* BEGIN SOURCE MATERIAL *
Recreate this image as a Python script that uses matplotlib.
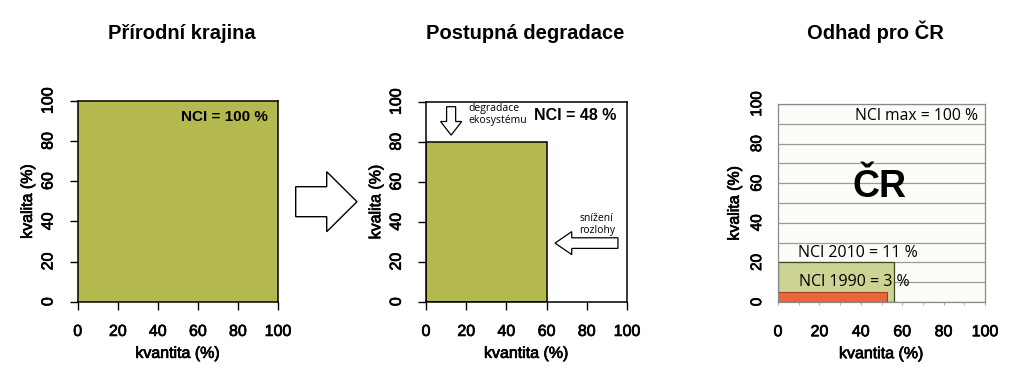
import matplotlib
matplotlib.use("Agg")
import matplotlib.pyplot as plt
import matplotlib.patheffects as pe
from matplotlib.patches import FancyArrow

# ---- data ----
titles = ["Přírodní krajina", "Postupná degradace", "Odhad pro ČR"]
ticks = [0, 20, 40, 60, 80, 100]
tick_labels = ["0", "20", "40", "60", "80", "100"]
xlabel = "kvantita (%)"
ylabel = "kvalita (%)"

natural_quantity = 100
natural_quality = 100
degraded_quantity = 60
degraded_quality = 80
cr_years = ["2010", "1990"]
cr_quantity = [56, 52.5]
cr_quality = [20, 4.8]

nci_labels = ["NCI = 100 %", "NCI = 48 %"]
cr_texts = ["NCl max = 100 %", "NCl 2010 = 11 %", "NCl 1990 = 3 %"]
annot_down = "degradace\nekosystému"
annot_left = "snížení\nrozlohy"

green = "#b3b94f"
green_light = "#ccd393"
orange = "#e8663a"

plt.rcParams['font.family'] = ['Liberation Sans', 'DejaVu Sans']
W, H = 1023, 377
fig = plt.figure(figsize=(W / 100, H / 100), dpi=100)
heavy = [pe.withStroke(linewidth=0.5, foreground='black')]

def px_axes(x0, x1, y0, y1):
    return fig.add_axes([x0 / W, 1 - y1 / H, (x1 - x0) / W, (y1 - y0) / H])

ax1 = px_axes(77.7, 278, 100.7, 301.7)
ax2 = px_axes(426, 627, 101.7, 301.7)
ax3 = px_axes(778, 985, 104, 302)

def thicken(ax):
    for lab in ax.get_xticklabels() + ax.get_yticklabels():
        lab.set_path_effects(heavy)
    ax.xaxis.label.set_path_effects(heavy)
    ax.yaxis.label.set_path_effects(heavy)

def r_style(ax):
    ax.set_xlim(0, 100)
    ax.set_ylim(0, 100)
    ax.set_xticks(ticks, tick_labels)
    ax.set_yticks(ticks, tick_labels)
    ax.tick_params(axis='both', direction='out', length=6, width=1, labelsize=11.5,
                   pad=10, color='black')
    ax.tick_params(axis='y', labelrotation=90)
    for lab in ax.get_yticklabels():
        lab.set_va('center')
    for s in ax.spines.values():
        s.set_linewidth(1.1)
        s.set_color('black')
    ax.set_xlabel(xlabel, fontsize=11.5, labelpad=5)
    ax.set_ylabel(ylabel, fontsize=11.5, labelpad=4)
    thicken(ax)

# panel 1
r_style(ax1)
ax1.bar([0], [natural_quality], width=natural_quantity, align='edge',
        color=green, edgecolor=green, linewidth=0)
ax1.text(95, 92, nci_labels[0], ha='right', va='center', fontsize=11, fontweight='bold')

# panel 2
r_style(ax2)
ax2.bar([0], [degraded_quality], width=degraded_quantity, align='edge',
        color=green, edgecolor='black', linewidth=1.1)
ax2.text(94.5, 93, nci_labels[1], ha='right', va='center', fontsize=11.5, fontweight='bold')
ax2.add_patch(FancyArrow(12.5, 97.5, 0, -14.2, width=4.5, head_width=10.5, head_length=6.8,
                         length_includes_head=True, facecolor='white', edgecolor='black',
                         linewidth=0.9, clip_on=False))
ax2.text(21, 93.5, annot_down, ha='left', va='center', fontsize=7.5, family=['Open Sans'],
         linespacing=1.1)
ax2.add_patch(FancyArrow(95.5, 29.3, -31.3, 0, width=5.3, head_width=11.5, head_length=8.3,
                         length_includes_head=True, facecolor='white', edgecolor='black',
                         linewidth=0.9, clip_on=False))
ax2.text(85, 38.5, annot_left, ha='center', va='center', fontsize=7.5, family=['Open Sans'],
         linespacing=1.1)

# panel 3
ax3.set_xlim(0, 100)
ax3.set_ylim(0, 100)
ax3.set_facecolor('#fcfcf8')
ax3.set_xticks(ticks, tick_labels)
ax3.set_yticks(ticks, tick_labels)
ax3.set_yticks(range(0, 101, 10), minor=True)
ax3.set_xticks(range(0, 101, 10), minor=True)
ax3.grid(axis='y', which='both', color='#9a9a9a', linewidth=0.9)
ax3.set_axisbelow(True)
ax3.tick_params(axis='x', which='both', direction='out', length=2, color='#aaaaaa',
                labelsize=11.5, pad=14)
ax3.tick_params(axis='y', which='both', length=0, labelsize=11, pad=10, labelrotation=90)
for lab in ax3.get_yticklabels():
    lab.set_va('center')
for s in ax3.spines.values():
    s.set_color('#8a8a8a')
    s.set_linewidth(0.9)
ax3.set_xlabel(xlabel, fontsize=11.5, labelpad=5)
ax3.set_ylabel(ylabel, fontsize=11.5, labelpad=6)
thicken(ax3)
ax3.bar([0], [cr_quality[0]], width=cr_quantity[0], align='edge',
        color=green_light, edgecolor='#3d4a1c', linewidth=0.9)
ax3.bar([0], [cr_quality[1]], width=cr_quantity[1], align='edge',
        color=orange, edgecolor='#a8401c', linewidth=0.8)
ax3.text(96.6, 94, cr_texts[0], ha='right', va='center', fontsize=11.3, family=['Open Sans'])
ax3.text(9.7, 24.7, cr_texts[1], ha='left', va='center', fontsize=11.5, family=['Open Sans'])
ax3.text(10, 10, cr_texts[2], ha='left', va='center', fontsize=11.5, family=['Open Sans'])
ax3.text(48.8, 58, "ČR", ha='center', va='center', fontsize=27, fontweight='bold')

# titles
for xc, t in zip([181.5, 525, 875], titles):
    fig.text(xc / W, 1 - 39 / H, t, ha='center', va='baseline', fontsize=14.5,
             fontweight='bold')

# big arrow between panels
fig.patches.append(FancyArrow(295.7 / W, 1 - 201.7 / H, 61.3 / W, 0, width=30 / H,
                              head_width=60 / H, head_length=30.3 / W,
                              length_includes_head=True, transform=fig.transFigure,
                              facecolor='white', edgecolor='black', linewidth=1.0,
                              figure=fig))

fig.savefig("out.png", dpi=100)
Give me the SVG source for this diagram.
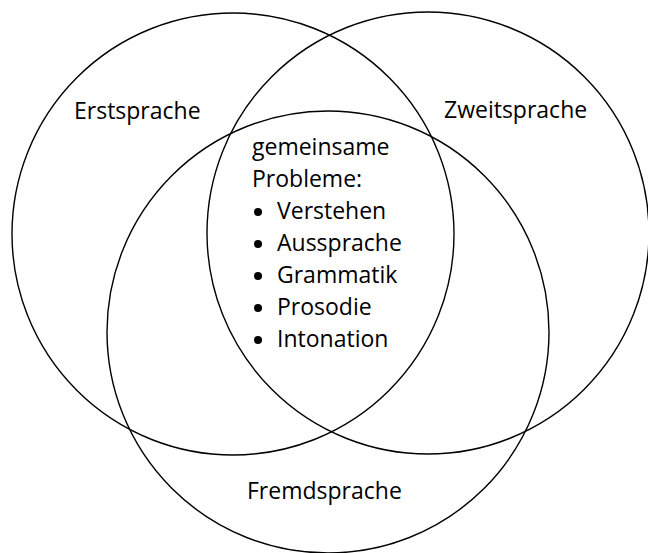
<svg xmlns="http://www.w3.org/2000/svg" width="648" height="553" viewBox="0 0 648 553">
<style>
.c{fill:none;stroke:#000;stroke-width:1.4}
.t{font-family:"Open Sans","Noto Sans",sans-serif;font-size:23px;fill:#000}
.b{fill:#000}
</style>
<rect width="648" height="553" fill="#fff"/>
<g id="erstsprache">
<circle class="c" cx="233" cy="234" r="221"/>
<text class="t" x="74" y="119">Erstsprache</text>
</g>
<g id="zweitsprache">
<circle class="c" cx="428" cy="233" r="221"/>
<text class="t" x="444" y="118">Zweitsprache</text>
</g>
<g id="fremdsprache">
<circle class="c" cx="328" cy="332" r="221"/>
<text class="t" x="247" y="499">Fremdsprache</text>
</g>
<g id="gemeinsam">
<text class="t" x="252" y="155">gemeinsame</text>
<text class="t" x="252" y="187">Probleme:</text>
<circle class="b" cx="258" cy="212" r="4"/>
<text class="t" x="277" y="219">Verstehen</text>
<circle class="b" cx="258" cy="244" r="4"/>
<text class="t" x="277" y="251">Aussprache</text>
<circle class="b" cx="258" cy="276" r="4"/>
<text class="t" x="277" y="283">Grammatik</text>
<circle class="b" cx="258" cy="308" r="4"/>
<text class="t" x="277" y="315">Prosodie</text>
<circle class="b" cx="258" cy="340" r="4"/>
<text class="t" x="277" y="347">Intonation</text>
</g>
<g id="connectors"/>
</svg>
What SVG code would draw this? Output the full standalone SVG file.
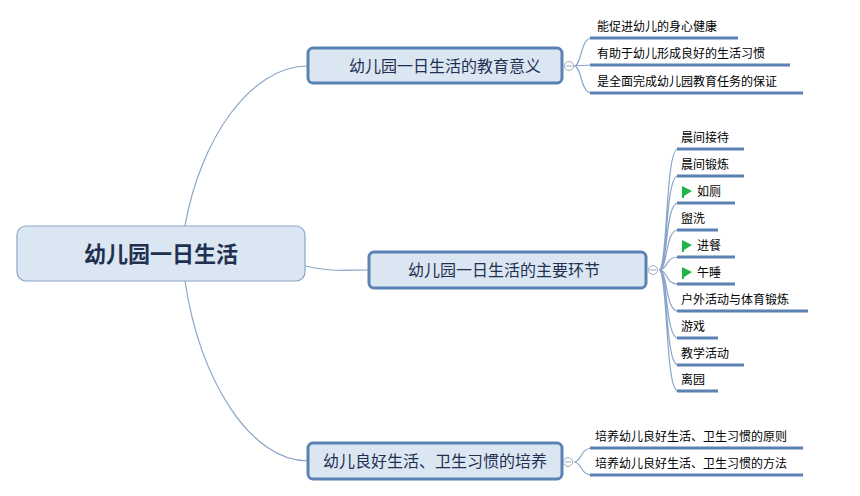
<svg xmlns="http://www.w3.org/2000/svg" width="860" height="496" viewBox="0 0 860 496">
<style>
.c{fill:none;stroke:#8aa5c8;stroke-width:1.2}
.u{stroke:#5b82b3;stroke-width:3}
.b{fill:#dbe6f3;stroke:#5b82b3;stroke-width:3}
.t{font-family:"Noto Sans CJK SC",sans-serif;fill:#1f3050}
.l{font-family:"Noto Sans CJK SC",sans-serif;font-size:12px;fill:#000}
.k{fill:#fff;stroke:#9aaabb;stroke-width:1}
.f{fill:#1fb34a}
</style>
<rect width="860" height="496" fill="#fff"/>
<g id="connectors">
<path class="c" d="M185,226 C200,140 250,66 308,66"/>
<path class="c" d="M185,281 C200,380 250,461 308,461"/>
<path class="c" d="M305,266 C330,272 345,270 369,270"/>
<path class="c" d="M574,66 C582,66 580,38 592,38 M574,66 L592,65 M574,66 C582,66 580,93 592,93"/>
<path class="c" d="M659,270 C668,270 665,149 678,149 M659,270 C668,270 665,176 678,176 M659,270 C668,270 665,203 678,203 M659,270 C668,270 665,230 678,230 M659,270 C668,270 665,257 678,257 M659,270 C668,270 665,284 678,284 M659,270 C668,270 665,311 678,311 M659,270 C668,270 665,338 678,338 M659,270 C668,270 665,365 678,365 M659,270 C668,270 665,391 678,391"/>
<path class="c" d="M574,462 C582,462 580,448 592,448 M574,462 C582,462 580,475 592,475"/>
</g>
<g id="root"><rect x="17" y="226" width="288" height="55" rx="9" fill="#dbe6f3" stroke="#8aa5c8" stroke-width="1.2"/><text class="t" x="161" y="262" font-size="22" font-weight="bold" text-anchor="middle" fill="#2f4d75">幼儿园一日生活</text></g>
<g id="b1"><rect class="b" x="308" y="48" width="254" height="35" rx="5"/><text class="t" x="445" y="72" font-size="16" text-anchor="middle">幼儿园一日生活的教育意义</text><circle class="k" cx="569" cy="66" r="4.5"/><line x1="566" y1="66" x2="572" y2="66" stroke="#9aaabb"/></g>
<g id="b2"><rect class="b" x="369" y="252" width="277" height="36" rx="5"/><text class="t" x="504" y="276" font-size="16" text-anchor="middle">幼儿园一日生活的主要环节</text><circle class="k" cx="653" cy="270" r="4.5"/><line x1="650" y1="270" x2="656" y2="270" stroke="#9aaabb"/></g>
<g id="b3"><rect class="b" x="308" y="443" width="254" height="36" rx="5"/><text class="t" x="435" y="467" font-size="16" text-anchor="middle">幼儿良好生活、卫生习惯的培养</text><circle class="k" cx="568" cy="462" r="4.5"/><line x1="565" y1="462" x2="571" y2="462" stroke="#9aaabb"/></g>
<g id="leaves1">
<line class="u" x1="590" y1="38" x2="738" y2="38"/><text class="l" x="597" y="31">能促进幼儿的身心健康</text>
<line class="u" x1="590" y1="65" x2="790" y2="65"/><text class="l" x="597" y="58">有助于幼儿形成良好的生活习惯</text>
<line class="u" x1="590" y1="93" x2="803" y2="93"/><text class="l" x="597" y="86">是全面完成幼儿园教育任务的保证</text>
</g>
<g id="leaves2">
<line class="u" x1="677" y1="149" x2="744" y2="149"/><text class="l" x="681" y="142">晨间接待</text>
<line class="u" x1="677" y1="176" x2="744" y2="176"/><text class="l" x="681" y="169">晨间锻炼</text>
<line class="u" x1="677" y1="203" x2="735" y2="203"/><path class="f" d="M682,186 L692,191 L684,196 L684,198 L682,198Z"/><text class="l" x="697" y="196">如厕</text>
<line class="u" x1="677" y1="230" x2="718" y2="230"/><text class="l" x="681" y="223">盥洗</text>
<line class="u" x1="677" y1="257" x2="735" y2="257"/><path class="f" d="M682,240 L692,245 L684,250 L684,252 L682,252Z"/><text class="l" x="697" y="250">进餐</text>
<line class="u" x1="677" y1="284" x2="735" y2="284"/><path class="f" d="M682,267 L692,272 L684,277 L684,279 L682,279Z"/><text class="l" x="697" y="277">午睡</text>
<line class="u" x1="677" y1="311" x2="808" y2="311"/><text class="l" x="681" y="304">户外活动与体育锻炼</text>
<line class="u" x1="677" y1="338" x2="718" y2="338"/><text class="l" x="681" y="331">游戏</text>
<line class="u" x1="677" y1="365" x2="744" y2="365"/><text class="l" x="681" y="358">教学活动</text>
<line class="u" x1="677" y1="391" x2="718" y2="391"/><text class="l" x="681" y="384">离园</text>
</g>
<g id="leaves3">
<line class="u" x1="590" y1="448" x2="803" y2="448"/><text class="l" x="595" y="441">培养幼儿良好生活、卫生习惯的原则</text>
<line class="u" x1="590" y1="475" x2="803" y2="475"/><text class="l" x="595" y="468">培养幼儿良好生活、卫生习惯的方法</text>
</g>
</svg>
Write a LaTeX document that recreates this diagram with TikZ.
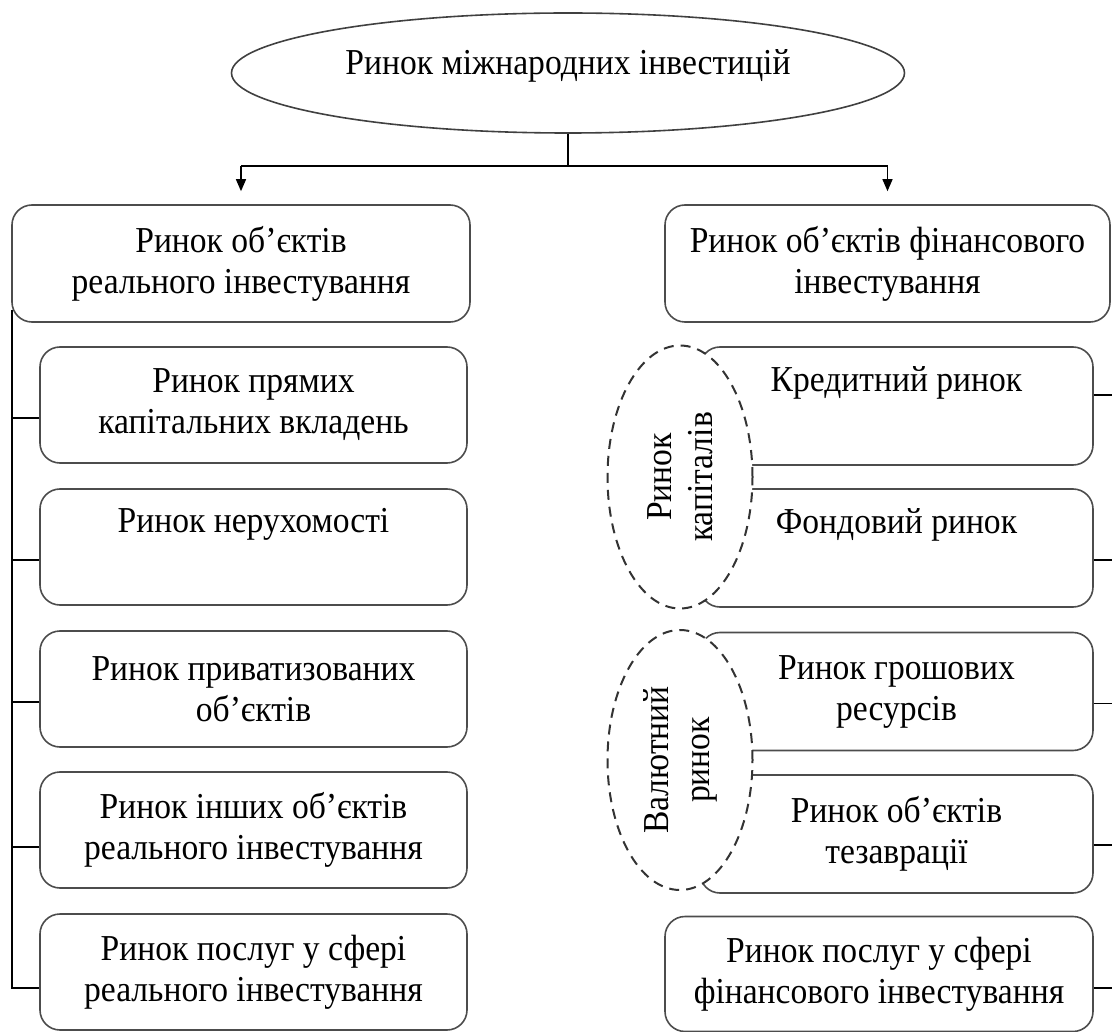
\documentclass[tikz,border=0pt]{standalone}
\usepackage{fontspec}
\setmainfont{Liberation Serif}[FakeStretch=0.92]
\usetikzlibrary{arrows.meta,shapes.geometric}
\begin{document}
\begin{tikzpicture}[x=1pt,y=-1pt,
  every node/.style={font=\fontsize{36.5}{41}\selectfont},
  box/.style={draw=black!70, line width=1.6pt, rounded corners=20pt, align=center, inner sep=0pt},
  oval/.style={draw=black!75, line width=1.6pt, ellipse, inner sep=0pt},
  dov/.style={draw=black!80, line width=2pt, dash pattern=on 10pt off 7pt, ellipse, fill=white, inner sep=0pt},
  conn/.style={draw=black, line width=1.4pt},
  arr/.style={conn, -{Triangle[length=12pt,width=10pt]}}]
\useasboundingbox (0,0) rectangle (1112,1032);
% root
\node[oval, minimum width=673pt, minimum height=120pt] (root) at (568,73) {};
\node (roottxt) at (568,66) {Ринок міжнародних інвестицій};
% top level
\node[box, minimum width=458pt, minimum height=117pt] (L) at (241,263.5) {Ринок об’єктів\\реального інвестування};
\node[box, minimum width=445pt, minimum height=117pt] (R) at (887.5,263.5) {Ринок об’єктів фінансового\\інвестування};
% left column
\node[box, minimum width=427pt, minimum height=116pt] (l1) at (253.5,405) {Ринок прямих\\капітальних вкладень};
\node[box, minimum width=427pt, minimum height=116pt] (l2) at (253.5,547) {Ринок нерухомості\\\strut};
\node[box, minimum width=427pt, minimum height=116pt] (l3) at (253.5,689) {Ринок приватизованих\\об’єктів};
\node[box, minimum width=427pt, minimum height=116pt] (l4) at (253.5,830) {Ринок інших об’єктів\\реального інвестування};
\node[box, minimum width=427pt, minimum height=116pt] (l5) at (253.5,972) {Ринок послуг у сфері\\реального інвестування};
% right column
\node[box, minimum width=393pt, minimum height=118pt] (r1) at (896.5,406) {Кредитний ринок\\\strut};
\node[box, minimum width=393pt, minimum height=118pt] (r2) at (896.5,548) {Фондовий ринок\\\strut};
\node[box, minimum width=393pt, minimum height=118pt] (r3) at (896.5,691.5) {Ринок грошових\\ресурсів};
\node[box, minimum width=393pt, minimum height=118pt] (r4) at (896.5,834) {Ринок об’єктів\\тезаврації};
\node[box, minimum width=428pt, minimum height=115pt] (r5) at (879,974) {Ринок послуг у сфері\\фінансового інвестування};
% dashed ellipses
\node[dov, minimum width=145pt, minimum height=263pt] (e1) at (680,477) {};
\node[rotate=90, align=center] (e1t) at (680,477) {Ринок\\капіталів};
\node[dov, minimum width=145pt, minimum height=260pt] (e2) at (680,760) {};
\node[rotate=90, align=center] (e2t) at (680,760) {Валютний\\ринок};
% connectors from root
\coordinate (hub) at (root.south |- 0,166);
\coordinate (la) at (L.north |- 0,166);
\coordinate (ra) at (R.north |- 0,166);
\draw[conn] (root.south) -- (hub);
\draw[conn] (la) -- (ra);
\draw[arr] (la) -- ([yshift=13pt]L.north);
\draw[arr] (ra) -- ([yshift=13pt]R.north);
% left bracket
\coordinate (ltop) at (12,310);
\coordinate (lbot) at (12,988);
\draw[conn] (ltop) -- (lbot) -- ([yshift=-16pt]l5.west);
\draw[conn] ([yshift=-13pt]l1.west) -- ([yshift=-13pt]l1.west -| ltop);
\draw[conn] ([yshift=-13pt]l2.west) -- ([yshift=-13pt]l2.west -| ltop);
\draw[conn] ([yshift=-13pt]l3.west) -- ([yshift=-13pt]l3.west -| ltop);
\draw[conn] ([yshift=-17pt]l4.west) -- ([yshift=-17pt]l4.west -| ltop);
% right ticks
\coordinate (redge) at (1112,0);
\draw[conn] ([yshift=11pt]r1.east) -- ([yshift=11pt]r1.east -| redge);
\draw[conn] ([yshift=-12pt]r2.east) -- ([yshift=-12pt]r2.east -| redge);
\draw[conn] ([yshift=-12pt]r3.east) -- ([yshift=-12pt]r3.east -| redge);
\draw[conn] ([yshift=-11pt]r4.east) -- ([yshift=-11pt]r4.east -| redge);
\draw[conn] ([yshift=-14pt]r5.east) -- ([yshift=-14pt]r5.east -| redge);
\end{tikzpicture}
\end{document}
* END SOURCE MATERIAL *
(WHAT TO DO) Output exactly the span of lines from the top of the listing through the line holding "va='center', fontsize=11, fontweight='bold')", and leave every picture out.

(EXERCISE RESPONSE)
Recreate this image as a Python script that uses matplotlib.
import matplotlib
matplotlib.use("Agg")
import matplotlib.pyplot as plt
import matplotlib.patheffects as pe
from matplotlib.patches import FancyArrow

# ---- data ----
titles = ["Přírodní krajina", "Postupná degradace", "Odhad pro ČR"]
ticks = [0, 20, 40, 60, 80, 100]
tick_labels = ["0", "20", "40", "60", "80", "100"]
xlabel = "kvantita (%)"
ylabel = "kvalita (%)"

natural_quantity = 100
natural_quality = 100
degraded_quantity = 60
degraded_quality = 80
cr_years = ["2010", "1990"]
cr_quantity = [56, 52.5]
cr_quality = [20, 4.8]

nci_labels = ["NCI = 100 %", "NCI = 48 %"]
cr_texts = ["NCl max = 100 %", "NCl 2010 = 11 %", "NCl 1990 = 3 %"]
annot_down = "degradace\nekosystému"
annot_left = "snížení\nrozlohy"

green = "#b3b94f"
green_light = "#ccd393"
orange = "#e8663a"

plt.rcParams['font.family'] = ['Liberation Sans', 'DejaVu Sans']
W, H = 1023, 377
fig = plt.figure(figsize=(W / 100, H / 100), dpi=100)
heavy = [pe.withStroke(linewidth=0.5, foreground='black')]

def px_axes(x0, x1, y0, y1):
    return fig.add_axes([x0 / W, 1 - y1 / H, (x1 - x0) / W, (y1 - y0) / H])

ax1 = px_axes(77.7, 278, 100.7, 301.7)
ax2 = px_axes(426, 627, 101.7, 301.7)
ax3 = px_axes(778, 985, 104, 302)

def thicken(ax):
    for lab in ax.get_xticklabels() + ax.get_yticklabels():
        lab.set_path_effects(heavy)
    ax.xaxis.label.set_path_effects(heavy)
    ax.yaxis.label.set_path_effects(heavy)

def r_style(ax):
    ax.set_xlim(0, 100)
    ax.set_ylim(0, 100)
    ax.set_xticks(ticks, tick_labels)
    ax.set_yticks(ticks, tick_labels)
    ax.tick_params(axis='both', direction='out', length=6, width=1, labelsize=11.5,
                   pad=10, color='black')
    ax.tick_params(axis='y', labelrotation=90)
    for lab in ax.get_yticklabels():
        lab.set_va('center')
    for s in ax.spines.values():
        s.set_linewidth(1.1)
        s.set_color('black')
    ax.set_xlabel(xlabel, fontsize=11.5, labelpad=5)
    ax.set_ylabel(ylabel, fontsize=11.5, labelpad=4)
    thicken(ax)

# panel 1
r_style(ax1)
ax1.bar([0], [natural_quality], width=natural_quantity, align='edge',
        color=green, edgecolor=green, linewidth=0)
ax1.text(95, 92, nci_labels[0], ha='right', va='center', fontsize=11, fontweight='bold')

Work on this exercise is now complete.